The sharpest congressional focus zeroed in on Beijing’s maritime business interests in Djibouti, the Horn of Africa Nation where China’s positioned its first overseas base. There it is a close neighbor to the United States.

Marine Corps Gen. Thomas Waldhauser, the senior officer of Africa Command, told the panel in that crucial country near the Suez Canal, the United States could face significant consequences if China expanded its control of port operations there.

As matters stand now, the Chinese already control two portions of the country’s largest port operations, its own military facility and a container cargo handling facility that provides American, French and other forces spare parts and provisions, he said. “We also use the fuel port quite a bit” for ground and air operations.

Djibouti seized control of a third part of the port from a Dubai corporation that it said was failing to meet its contract. Dubai has protested the move.

But the point raised Tuesday and during last week’s House hearing on Africa Command was Djibouti’s announced intention to bid the third port out for a new contract that the Chinese are expected to make an offer on.

This build-out on the Horn of Africa would be in keeping with recent moves by Beijing in its “One Belt, One Road” economic initiative across Asia into the Middle East to the Mediterranean and the port and maritime business expansion in Pakistan, Waldhauser said.

U.S. Marine Corps Gen. Thomas D. Waldhauser, commander, U.S. Africa Command, address Marines and Sailors of the 15th Marine Expeditionary Unit and America Amphibious Ready Group aboard the San Antonio-class amphibious transport dock ship USS San Diego (LPD-22) on Nov. 29, 2017. US Marine Corps Photo

Earlier this month, Adm. Kurt Tidd, senior officer of Southern Command, noted Chinese maritime interests are also increasing in Central and South America. He specifically mentioned Panama.

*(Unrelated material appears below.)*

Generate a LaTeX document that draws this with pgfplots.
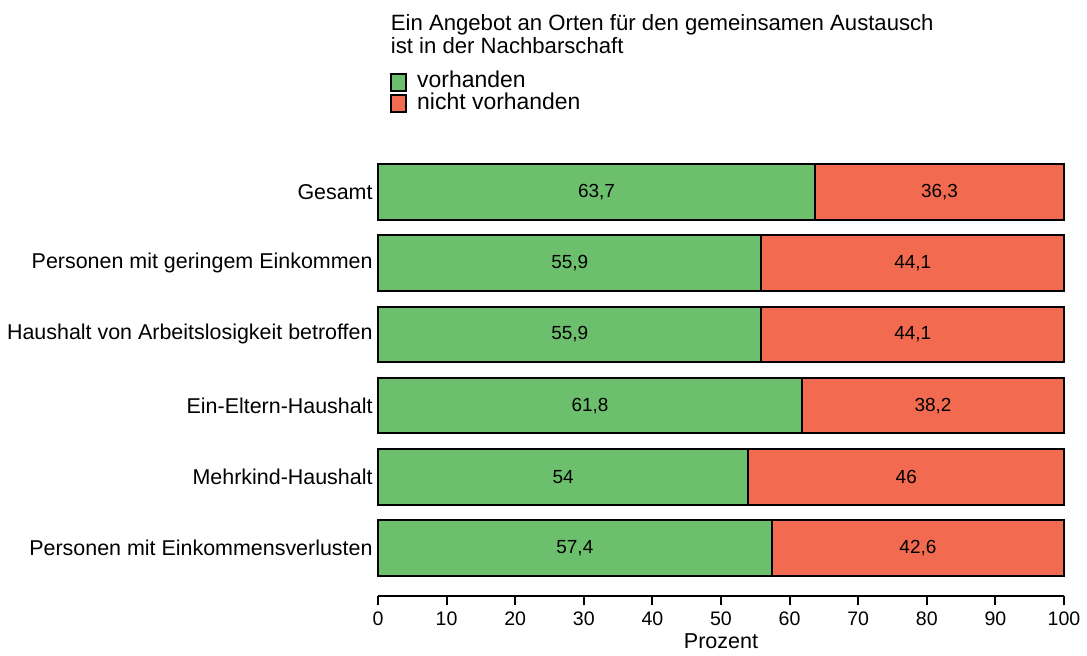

In prepared testimony, Waldhauser noted, “U.S. Africa Command views security and access to Djibouti as a top priority. Consequently, we continue to monitor this development to ensure U.S. interests are not deterred.”

The American base houses about 4,000 service members, including special operations forces, and is a staging area for operations across the Red Sea in Yemen and also against the al Shabaab Islamic extremists in Somalia. European and Central Commands also use Camp Lemmonier.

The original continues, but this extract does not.